Saturday, October 20, 2007

Cow Cow Cow.


A story:
I worked at a Jewish summer camp a year ago. I remember the Challah chant, where someone would yell "Cha!" and little kids would finish with "lah!" Then it gets silly, like "Chaaaaa, cha, cha.....Laaaaaaah, lah, lah." Get it?
I decided, in an effort to kill a little time on Friday, that we would do the "vaca" chant, which means cow. Simple enough. I say va, you say ca. But when I say va-va, the response takes on a slightly different edge. An online translator defines it like this:
caca f familiar
1 (excremento) poo: el niƱo quiere hacer caca, the boy needs to have a poo.

I lead over 20 second graders in the chanting "crap! crap! craaap!" and boy did they like it.
I was totally unaware until i noticed a few wide-eyed kids with their hands over their mouths. I'm still waiting to see if angry parents call me about my "teaching methods."

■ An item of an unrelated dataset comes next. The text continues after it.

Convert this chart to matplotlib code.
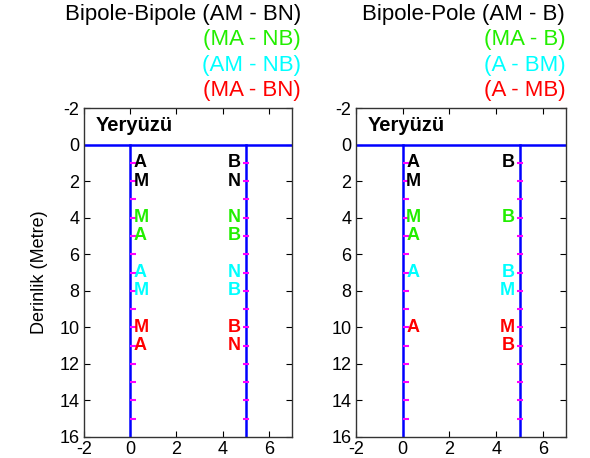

I've been reading in a book on how to teach the second grade, and one idea really made sense to me. There are two different classrooms. One has a teacher that stands at the front and because of some sense of authority or control, he or she demands that the kids work. Copy this, be quiet, read your book. Or, the teacher and the students can work on the same level, because everyone agrees that they want to learn. This allows the teacher to be a helper, moving about the classroom. This is what I want to do, but it is difficult. My class is cramped, and the students want to break free from their desks. And I only confuse them if we try to do an activity that doesn't involve copying from the board. I've heard that much of education here is copying and more copying. If I write fill-in-the-blank sentences on the board, many of the students copy the blank line and think they completed the task.
I'm realizing that much of the chaos in the classroom happens because they just don't know english. It's very discouraging to have most of your classes in a foreign language, I'm sure. I have to admire their creativity, though. They have mastered the technique of destroying pencils so they won't have to write. One kid even pokes holes in the screen wire windows and pushes his pencils out into the street. If they could just apply their creativity in other ways...
In order to build up their english, we're backtracking. This past week we did a lot of work with the ABC's and basic sentences. I feel like I'm making ground, because they are losing their inhibitions towards reading out loud and writing. I've made many mistakes, but another teacher here said hiring underqualified teachers is the only way that bilingual school's can run.

ps- Somewhere between the United States and Siguatepeque, suspended in mid-air, is a copy of radiohead's new album. I can only hope it will land in my mailbox.